#### Given problem
The listing below should be printed exactly, every line of it. Skip the pictures.

_ _ _ _ _ _ _

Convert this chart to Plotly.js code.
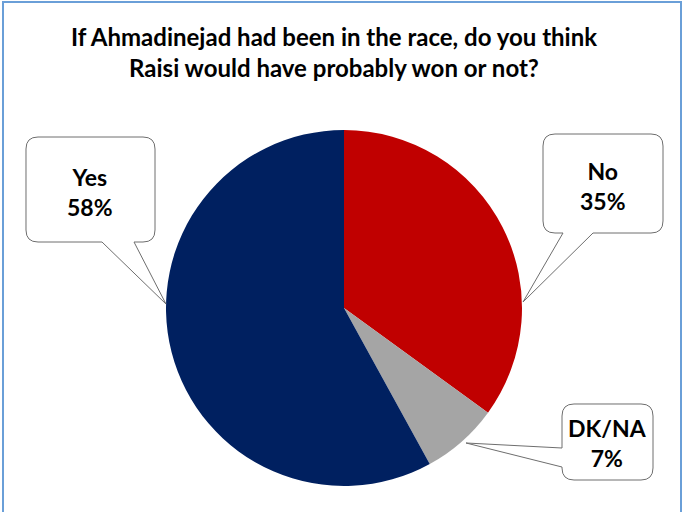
<!DOCTYPE html>
<html>
<head>
<meta charset="utf-8">
<script src="https://cdn.plot.ly/plotly-3.0.1.min.js"></script>
<style>html,body{margin:0;padding:0;background:#fff;}#chart{width:684px;height:512px;}</style>
</head>
<body>
<div id="chart"></div>
<script>
const categories = ["No", "DK/NA", "Yes"];
const values = [35, 7, 58];
const colors = ["#C00000", "#A5A5A5", "#002060"];
const titleText = "If Ahmadinejad had been in the race, do you think<br>Raisi would have probably won or not?";

const W = 684, H = 512;
const px = x => x / W;
const py = y => 1 - y / H;

function callout(x0, y0, x1, y1, r, side, a, b, tx, ty) {
  let p = [];
  const P = (x, y) => px(x).toFixed(5) + "," + py(y).toFixed(5);
  p.push("M" + P(x0 + r, y0));
  p.push("L" + P(x1 - r, y0));
  p.push("Q" + P(x1, y0) + " " + P(x1, y0 + r));
  p.push("L" + P(x1, y1 - r));
  p.push("Q" + P(x1, y1) + " " + P(x1 - r, y1));
  if (side === "bottom") {
    p.push("L" + P(b, y1));
    p.push("L" + P(tx, ty));
    p.push("L" + P(a, y1));
  }
  p.push("L" + P(x0 + r, y1));
  p.push("Q" + P(x0, y1) + " " + P(x0, y1 - r));
  if (side === "left") {
    p.push("L" + P(x0, b));
    p.push("L" + P(tx, ty));
    p.push("L" + P(x0, a));
  }
  p.push("L" + P(x0, y0 + r));
  p.push("Q" + P(x0, y0) + " " + P(x0 + r, y0));
  p.push("Z");
  return {
    type: "path", xref: "paper", yref: "paper", path: p.join(" "),
    fillcolor: "#ffffff", line: {color: "#6e6e6e", width: 1}, layer: "above"
  };
}

const boxes = [
  {i: 2, x0: 26, y0: 137, x1: 155, y1: 242, side: "bottom", a: 102, b: 134, tx: 166, ty: 304, cx: 90, cy: 192},
  {i: 0, x0: 543, y0: 134, x1: 663, y1: 233, side: "bottom", a: 563, b: 593, tx: 523, ty: 302, cx: 603, cy: 186},
  {i: 1, x0: 562, y0: 404, x1: 653, y1: 480, side: "left", a: 448, b: 467, tx: 466, ty: 443, cx: 607, cy: 443}
];

const shapes = [{
  type: "rect", xref: "paper", yref: "paper",
  x0: px(3), x1: px(681), y0: py(2), y1: py(530),
  line: {color: "#6A9FD8", width: 2}, fillcolor: "rgba(0,0,0,0)"
}];
const annotations = [];
boxes.forEach(bx => {
  shapes.push(callout(bx.x0, bx.y0, bx.x1, bx.y1, 12, bx.side, bx.a, bx.b, bx.tx, bx.ty));
  annotations.push({
    xref: "paper", yref: "paper", x: px(bx.cx), y: py(bx.cy),
    text: "<b>" + categories[bx.i] + "<br>" + values[bx.i] + "%</b>",
    showarrow: false, xanchor: "center", yanchor: "middle",
    font: {family: "Lato, 'Open Sans', sans-serif", size: 23, color: "#000"},
    align: "center"
  });
});

const data = [{
  type: "pie", labels: categories, values: values, sort: false,
  direction: "clockwise", rotation: 0,
  marker: {colors: colors, line: {width: 0}},
  textinfo: "none", hoverinfo: "label+percent",
  domain: {x: [166 / W, 522 / W], y: [py(486), py(130)]}
}];

const layout = {
  width: W, height: H,
  margin: {l: 0, r: 0, t: 0, b: 0},
  paper_bgcolor: "#ffffff",
  showlegend: false,
  title: {
    text: "<b>" + titleText + "</b>",
    x: 334 / W, xanchor: "center", y: 1 - 46 / H, yanchor: "top", yref: "container",
    font: {family: "Lato, 'Open Sans', sans-serif", size: 24, color: "#000"}
  },
  shapes: shapes,
  annotations: annotations
};

Plotly.newPlot("chart", data, layout, {displayModeBar: false, staticPlot: true});
</script>
</body>
</html>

_ _ _ _ _ _ _

#### Task output
Convert this chart to Plotly.js code.
<!DOCTYPE html>
<html>
<head>
<meta charset="utf-8">
<script src="https://cdn.plot.ly/plotly-3.0.1.min.js"></script>
<style>html,body{margin:0;padding:0;background:#fff;}#chart{width:684px;height:512px;}</style>
</head>
<body>
<div id="chart"></div>
<script>
const categories = ["No", "DK/NA", "Yes"];
const values = [35, 7, 58];
const colors = ["#C00000", "#A5A5A5", "#002060"];
const titleText = "If Ahmadinejad had been in the race, do you think<br>Raisi would have probably won or not?";

const W = 684, H = 512;
const px = x => x / W;
const py = y => 1 - y / H;

function callout(x0, y0, x1, y1, r, side, a, b, tx, ty) {
  let p = [];
  const P = (x, y) => px(x).toFixed(5) + "," + py(y).toFixed(5);
  p.push("M" + P(x0 + r, y0));
  p.push("L" + P(x1 - r, y0));
  p.push("Q" + P(x1, y0) + " " + P(x1, y0 + r));
  p.push("L" + P(x1, y1 - r));
  p.push("Q" + P(x1, y1) + " " + P(x1 - r, y1));
  if (side === "bottom") {
    p.push("L" + P(b, y1));
    p.push("L" + P(tx, ty));
    p.push("L" + P(a, y1));
  }
  p.push("L" + P(x0 + r, y1));
  p.push("Q" + P(x0, y1) + " " + P(x0, y1 - r));
  if (side === "left") {
    p.push("L" + P(x0, b));
    p.push("L" + P(tx, ty));
    p.push("L" + P(x0, a));
  }
  p.push("L" + P(x0, y0 + r));
  p.push("Q" + P(x0, y0) + " " + P(x0 + r, y0));
  p.push("Z");
  return {
    type: "path", xref: "paper", yref: "paper", path: p.join(" "),
    fillcolor: "#ffffff", line: {color: "#6e6e6e", width: 1}, layer: "above"
  };
}

const boxes = [
  {i: 2, x0: 26, y0: 137, x1: 155, y1: 242, side: "bottom", a: 102, b: 134, tx: 166, ty: 304, cx: 90, cy: 192},
  {i: 0, x0: 543, y0: 134, x1: 663, y1: 233, side: "bottom", a: 563, b: 593, tx: 523, ty: 302, cx: 603, cy: 186},
  {i: 1, x0: 562, y0: 404, x1: 653, y1: 480, side: "left", a: 448, b: 467, tx: 466, ty: 443, cx: 607, cy: 443}
];

const shapes = [{
  type: "rect", xref: "paper", yref: "paper",
  x0: px(3), x1: px(681), y0: py(2), y1: py(530),
  line: {color: "#6A9FD8", width: 2}, fillcolor: "rgba(0,0,0,0)"
}];
const annotations = [];
boxes.forEach(bx => {
  shapes.push(callout(bx.x0, bx.y0, bx.x1, bx.y1, 12, bx.side, bx.a, bx.b, bx.tx, bx.ty));
  annotations.push({
    xref: "paper", yref: "paper", x: px(bx.cx), y: py(bx.cy),
    text: "<b>" + categories[bx.i] + "<br>" + values[bx.i] + "%</b>",
    showarrow: false, xanchor: "center", yanchor: "middle",
    font: {family: "Lato, 'Open Sans', sans-serif", size: 23, color: "#000"},
    align: "center"
  });
});

const data = [{
  type: "pie", labels: categories, values: values, sort: false,
  direction: "clockwise", rotation: 0,
  marker: {colors: colors, line: {width: 0}},
  textinfo: "none", hoverinfo: "label+percent",
  domain: {x: [166 / W, 522 / W], y: [py(486), py(130)]}
}];

const layout = {
  width: W, height: H,
  margin: {l: 0, r: 0, t: 0, b: 0},
  paper_bgcolor: "#ffffff",
  showlegend: false,
  title: {
    text: "<b>" + titleText + "</b>",
    x: 334 / W, xanchor: "center", y: 1 - 46 / H, yanchor: "top", yref: "container",
    font: {family: "Lato, 'Open Sans', sans-serif", size: 24, color: "#000"}
  },
  shapes: shapes,
  annotations: annotations
};

Plotly.newPlot("chart", data, layout, {displayModeBar: false, staticPlot: true});
</script>
</body>
</html>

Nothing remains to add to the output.